Might find this article interesting.

http://elliott.org/the-navigator/outwitting-hotels-maximum-occupancy-rules/


----------



## MaryBella7 (Jul 10, 2013)

I completely understand the need to keep a family together!  Fortunately, there are usually lots of 2 bedroom units for larger families.  My concern with cramming more than the occupancy is the eventual additional wear and tear on units - we pay maintenance fees, and too much of that would likely make the maintenance more costly.  For example - 5 people using one bathroom as opposed to 5 people using 2 probably would make the fixtures wear down faster and use more water than what would be anticipated/budgeted for in a one bedroom unit.  It is probably minor, but it is something to consider.
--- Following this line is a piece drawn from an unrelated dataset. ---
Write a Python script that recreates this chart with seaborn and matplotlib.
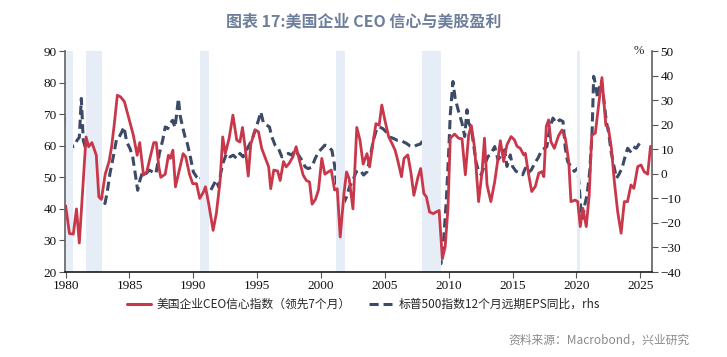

Also, when so many people are packed into a small space, it can get really loud for the neighbors.  On my last trip, the people across the hall had so many people in their unit, that they let the kids out into the hallway to play early in the morning.  They were all running and screaming up and down the hall for over an hour. Sleeping in was over for us really fast!

I am no tattletale, but there are some valid reasons for occupancy limits.  If you are going to bend them, just remember to be considerate of your neighbors  I am sure that many are, but some aren't. (and yes, some people are inconsiderate no matter what they do, where they stay, etc)


----------